The solution appears to need to manifest itself in an instant, but more and more work is required, I...

This is the time when I acknowledge my broken-ness, and my inability to tell the world about it. Down this spiral, every concept breaks down, every rule loses sense, there is a void.

"Oh, I need love so badly..." How do I put that in a way that seems genuine without repeating clichees?
It would seem that our... OUR generation needs to reinvent cultural movements just to be able to save itself... is it just me?

But I am broken. Like a misused toy. My body is in atrophy, my mind is nothing but a under-stretched ligament.
Maybe the root is somewhere between an identity crisis and a lack of general purpose. The latter comes from a really profound paradigm shift between me and the world, seemingly.

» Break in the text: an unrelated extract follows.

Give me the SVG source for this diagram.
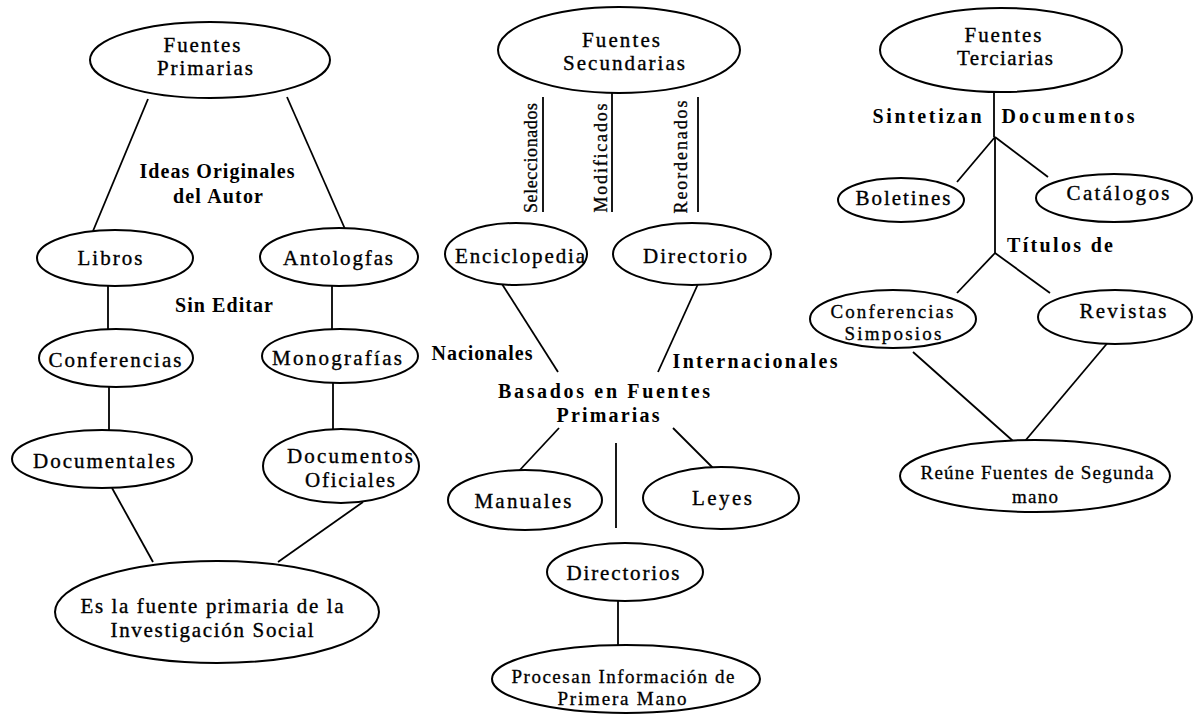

And every time I wake up, I seem to forget the pain... well, not the pain, but how it felt... and mindlessly do it all over again. I seem to be eager to rather destroy myself than build upon this feeble skin. I'm just following the second law of thermody-shut up.

And I don't know where to seek comfort. Maybe the outside world just doesn't provide, and true truth has to come from within. Total forgiveness but not forget-ness, something like that.
But I cry and the universe seems hell-bent on making life as much against construction as it can. I mean, yea, sure, physics, no benevolent God, blah blah.

Really now, life is so hard because things don't stir themselves appart... that we need to stir our hearts more... like, we need to face the whole of science just to have true peace of mind.
I swear if I met myself and had a little more energy... but I'm being egocentric and hypocritical.